### TASK REQUIREMENTS
Count how many lines of the material contain the string "this", then give that number and nothing more.

### LISTED RECORDS
━━━━

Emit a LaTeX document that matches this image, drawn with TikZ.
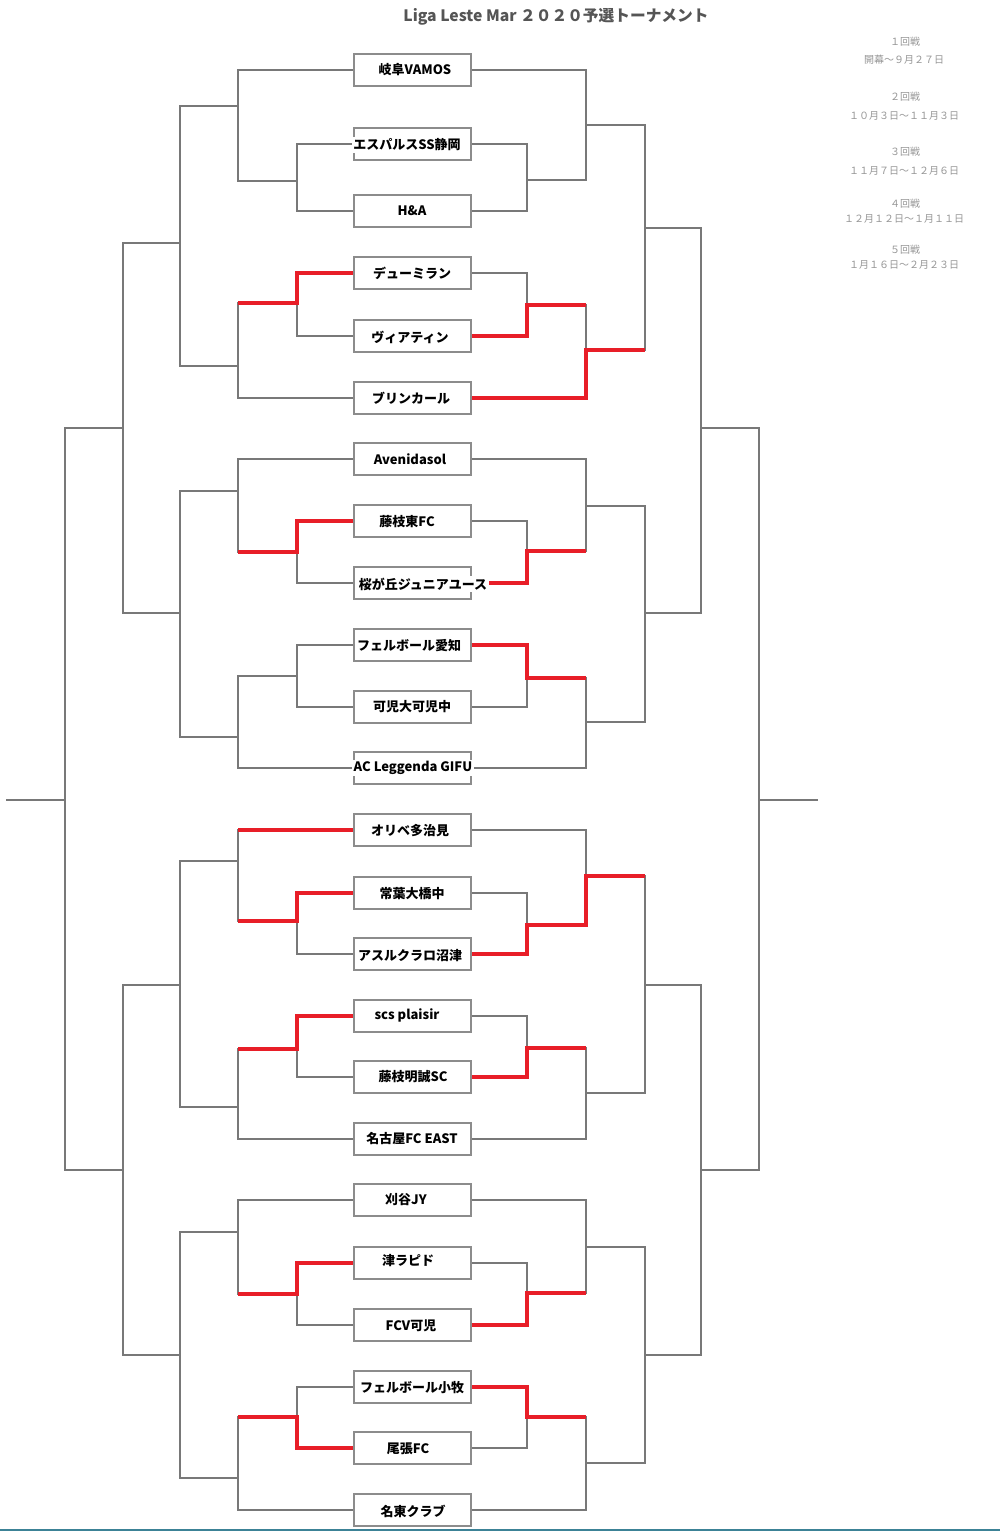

━━━━

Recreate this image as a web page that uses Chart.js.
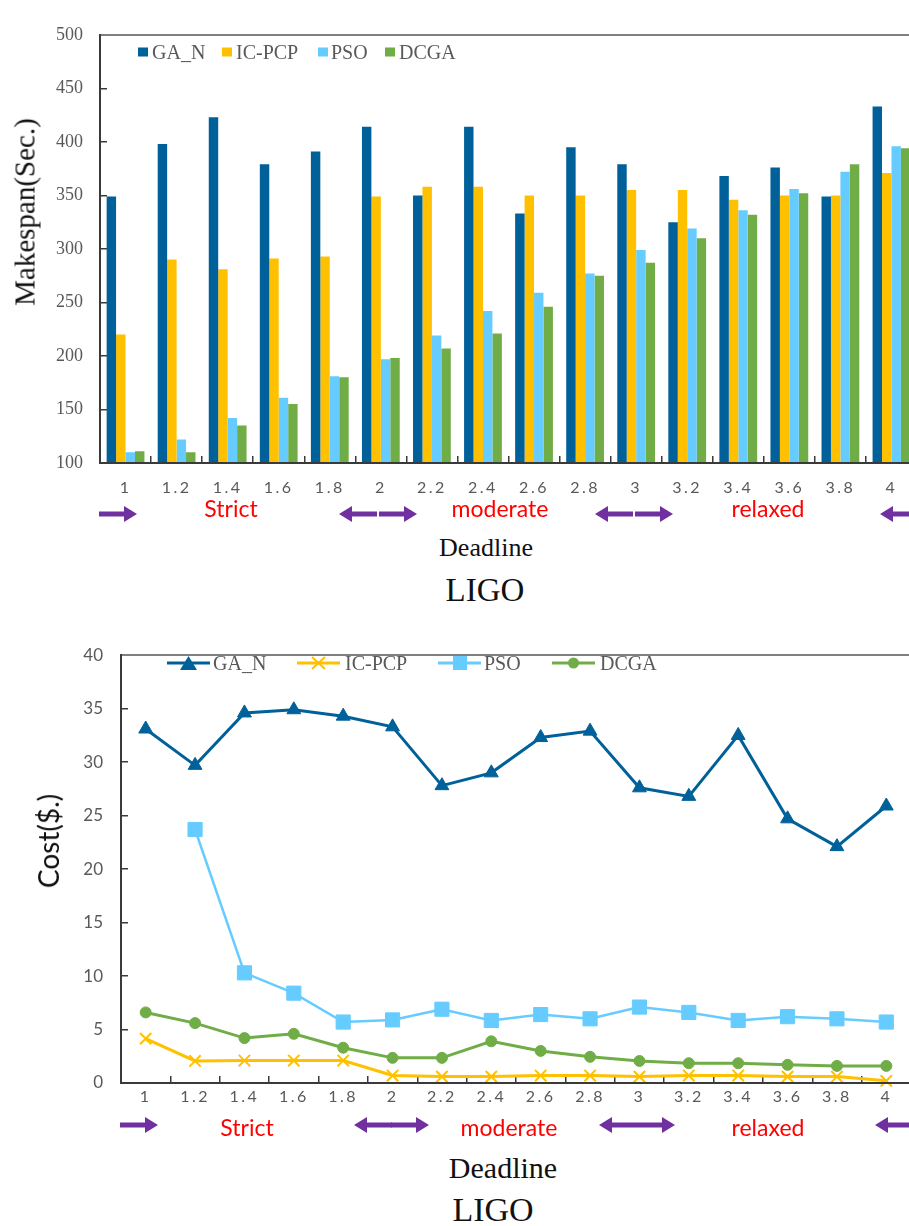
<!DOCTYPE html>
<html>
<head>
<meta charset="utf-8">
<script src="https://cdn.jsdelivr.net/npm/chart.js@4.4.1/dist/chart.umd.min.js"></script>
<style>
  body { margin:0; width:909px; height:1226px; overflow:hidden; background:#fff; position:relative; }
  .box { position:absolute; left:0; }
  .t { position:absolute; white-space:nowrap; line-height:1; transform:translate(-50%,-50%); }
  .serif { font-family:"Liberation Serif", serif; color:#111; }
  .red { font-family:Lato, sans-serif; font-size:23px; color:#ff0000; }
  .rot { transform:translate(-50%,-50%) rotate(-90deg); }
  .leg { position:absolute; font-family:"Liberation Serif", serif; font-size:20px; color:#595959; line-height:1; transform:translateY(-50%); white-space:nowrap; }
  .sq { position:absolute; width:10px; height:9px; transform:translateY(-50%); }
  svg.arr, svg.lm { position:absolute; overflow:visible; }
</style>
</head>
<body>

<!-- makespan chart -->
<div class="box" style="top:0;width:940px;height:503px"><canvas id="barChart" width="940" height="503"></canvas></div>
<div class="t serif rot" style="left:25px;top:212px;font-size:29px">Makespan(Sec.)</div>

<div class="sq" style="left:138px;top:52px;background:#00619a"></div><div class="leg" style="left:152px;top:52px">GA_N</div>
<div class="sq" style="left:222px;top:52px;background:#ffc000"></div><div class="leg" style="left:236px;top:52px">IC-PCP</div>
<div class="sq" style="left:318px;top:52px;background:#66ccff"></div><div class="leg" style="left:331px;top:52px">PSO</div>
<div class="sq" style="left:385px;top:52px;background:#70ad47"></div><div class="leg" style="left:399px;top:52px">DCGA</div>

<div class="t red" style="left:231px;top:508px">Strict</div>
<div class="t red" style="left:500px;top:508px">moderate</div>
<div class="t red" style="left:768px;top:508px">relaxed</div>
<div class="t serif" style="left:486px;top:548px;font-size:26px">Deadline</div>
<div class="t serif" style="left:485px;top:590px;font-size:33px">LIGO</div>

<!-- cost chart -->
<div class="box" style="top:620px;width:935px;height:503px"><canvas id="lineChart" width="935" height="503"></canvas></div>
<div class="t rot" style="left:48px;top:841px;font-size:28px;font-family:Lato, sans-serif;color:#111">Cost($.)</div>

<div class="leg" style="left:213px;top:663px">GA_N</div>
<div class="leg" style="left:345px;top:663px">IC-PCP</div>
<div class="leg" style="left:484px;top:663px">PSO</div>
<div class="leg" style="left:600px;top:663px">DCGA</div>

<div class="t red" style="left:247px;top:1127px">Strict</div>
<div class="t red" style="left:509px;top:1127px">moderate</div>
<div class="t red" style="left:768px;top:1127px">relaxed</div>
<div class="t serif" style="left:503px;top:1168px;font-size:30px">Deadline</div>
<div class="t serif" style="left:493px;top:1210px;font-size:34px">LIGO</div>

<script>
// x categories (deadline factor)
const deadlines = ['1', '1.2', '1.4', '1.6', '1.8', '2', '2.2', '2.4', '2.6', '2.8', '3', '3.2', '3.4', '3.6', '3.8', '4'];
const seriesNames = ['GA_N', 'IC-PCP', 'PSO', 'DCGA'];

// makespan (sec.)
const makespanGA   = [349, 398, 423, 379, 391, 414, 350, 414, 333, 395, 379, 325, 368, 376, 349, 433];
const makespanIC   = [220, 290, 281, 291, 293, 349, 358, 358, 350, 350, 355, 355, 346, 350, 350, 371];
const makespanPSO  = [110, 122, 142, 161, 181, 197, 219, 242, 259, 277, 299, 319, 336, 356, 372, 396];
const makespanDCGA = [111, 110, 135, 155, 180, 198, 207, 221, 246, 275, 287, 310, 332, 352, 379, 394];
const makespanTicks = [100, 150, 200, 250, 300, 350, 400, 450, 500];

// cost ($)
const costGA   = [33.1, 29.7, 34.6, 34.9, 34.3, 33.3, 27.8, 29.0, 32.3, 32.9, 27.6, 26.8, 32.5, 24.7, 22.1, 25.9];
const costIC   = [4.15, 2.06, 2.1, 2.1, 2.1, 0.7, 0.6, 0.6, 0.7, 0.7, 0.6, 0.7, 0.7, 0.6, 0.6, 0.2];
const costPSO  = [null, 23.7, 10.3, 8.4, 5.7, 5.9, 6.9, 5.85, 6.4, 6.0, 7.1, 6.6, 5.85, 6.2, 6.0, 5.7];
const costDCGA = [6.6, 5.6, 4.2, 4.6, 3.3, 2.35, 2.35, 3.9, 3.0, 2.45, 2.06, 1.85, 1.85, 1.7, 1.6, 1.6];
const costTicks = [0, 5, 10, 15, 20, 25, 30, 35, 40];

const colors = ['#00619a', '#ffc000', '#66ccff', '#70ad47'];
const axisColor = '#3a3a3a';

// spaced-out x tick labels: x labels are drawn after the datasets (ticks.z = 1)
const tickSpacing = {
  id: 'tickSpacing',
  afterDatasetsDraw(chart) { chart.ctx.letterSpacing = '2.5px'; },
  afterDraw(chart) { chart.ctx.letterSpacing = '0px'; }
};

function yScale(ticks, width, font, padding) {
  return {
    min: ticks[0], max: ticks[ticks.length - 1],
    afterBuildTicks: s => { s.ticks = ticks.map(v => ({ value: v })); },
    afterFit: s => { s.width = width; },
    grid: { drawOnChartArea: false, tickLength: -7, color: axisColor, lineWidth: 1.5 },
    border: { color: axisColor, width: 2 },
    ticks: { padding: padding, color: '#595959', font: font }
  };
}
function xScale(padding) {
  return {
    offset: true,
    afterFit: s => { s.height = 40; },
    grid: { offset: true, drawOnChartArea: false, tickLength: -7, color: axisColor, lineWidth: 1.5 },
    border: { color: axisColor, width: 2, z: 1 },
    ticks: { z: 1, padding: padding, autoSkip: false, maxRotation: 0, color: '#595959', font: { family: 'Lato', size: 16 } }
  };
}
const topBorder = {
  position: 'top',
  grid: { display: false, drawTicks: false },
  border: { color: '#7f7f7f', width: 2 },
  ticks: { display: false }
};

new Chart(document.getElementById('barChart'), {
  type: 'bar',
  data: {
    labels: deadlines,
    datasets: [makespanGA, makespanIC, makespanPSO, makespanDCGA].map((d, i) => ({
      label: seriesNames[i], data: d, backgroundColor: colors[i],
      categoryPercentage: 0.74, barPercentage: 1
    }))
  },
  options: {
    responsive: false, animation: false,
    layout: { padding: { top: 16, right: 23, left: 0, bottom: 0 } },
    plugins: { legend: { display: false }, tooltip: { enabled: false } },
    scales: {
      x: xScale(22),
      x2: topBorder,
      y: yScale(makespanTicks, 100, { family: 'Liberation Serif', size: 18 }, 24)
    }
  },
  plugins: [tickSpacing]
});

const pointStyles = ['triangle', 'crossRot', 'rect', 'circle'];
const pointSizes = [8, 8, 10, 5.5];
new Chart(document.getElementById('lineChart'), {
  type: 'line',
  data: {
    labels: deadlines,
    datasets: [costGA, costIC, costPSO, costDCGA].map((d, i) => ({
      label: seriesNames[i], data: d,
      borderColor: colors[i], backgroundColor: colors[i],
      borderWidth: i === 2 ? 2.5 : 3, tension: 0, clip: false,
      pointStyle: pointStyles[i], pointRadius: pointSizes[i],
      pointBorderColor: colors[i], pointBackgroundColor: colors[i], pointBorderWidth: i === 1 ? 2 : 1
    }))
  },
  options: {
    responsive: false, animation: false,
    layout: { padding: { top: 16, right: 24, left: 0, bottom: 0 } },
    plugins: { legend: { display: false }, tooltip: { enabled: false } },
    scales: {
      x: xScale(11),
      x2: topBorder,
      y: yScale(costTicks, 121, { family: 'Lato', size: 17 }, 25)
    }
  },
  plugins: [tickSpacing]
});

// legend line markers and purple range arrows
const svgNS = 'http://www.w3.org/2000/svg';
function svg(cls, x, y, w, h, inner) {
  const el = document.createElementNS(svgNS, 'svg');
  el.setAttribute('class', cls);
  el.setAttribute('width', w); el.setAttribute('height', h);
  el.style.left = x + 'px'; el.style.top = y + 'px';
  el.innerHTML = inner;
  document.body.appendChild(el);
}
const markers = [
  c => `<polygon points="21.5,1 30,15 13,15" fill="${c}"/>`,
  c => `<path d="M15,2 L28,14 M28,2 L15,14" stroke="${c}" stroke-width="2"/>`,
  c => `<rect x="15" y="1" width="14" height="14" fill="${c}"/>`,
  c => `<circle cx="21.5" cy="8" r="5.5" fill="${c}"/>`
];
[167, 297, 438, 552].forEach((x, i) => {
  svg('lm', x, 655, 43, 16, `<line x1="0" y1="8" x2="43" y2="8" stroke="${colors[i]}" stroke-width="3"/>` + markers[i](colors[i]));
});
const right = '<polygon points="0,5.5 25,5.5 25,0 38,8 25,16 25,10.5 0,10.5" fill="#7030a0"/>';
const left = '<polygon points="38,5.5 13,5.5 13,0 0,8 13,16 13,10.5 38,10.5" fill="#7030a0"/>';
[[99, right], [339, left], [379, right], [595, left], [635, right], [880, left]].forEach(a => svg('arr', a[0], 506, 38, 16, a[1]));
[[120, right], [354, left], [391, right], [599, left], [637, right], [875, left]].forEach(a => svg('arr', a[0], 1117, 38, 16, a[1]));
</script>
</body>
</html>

━━━━

### WRITTEN SOLUTION
2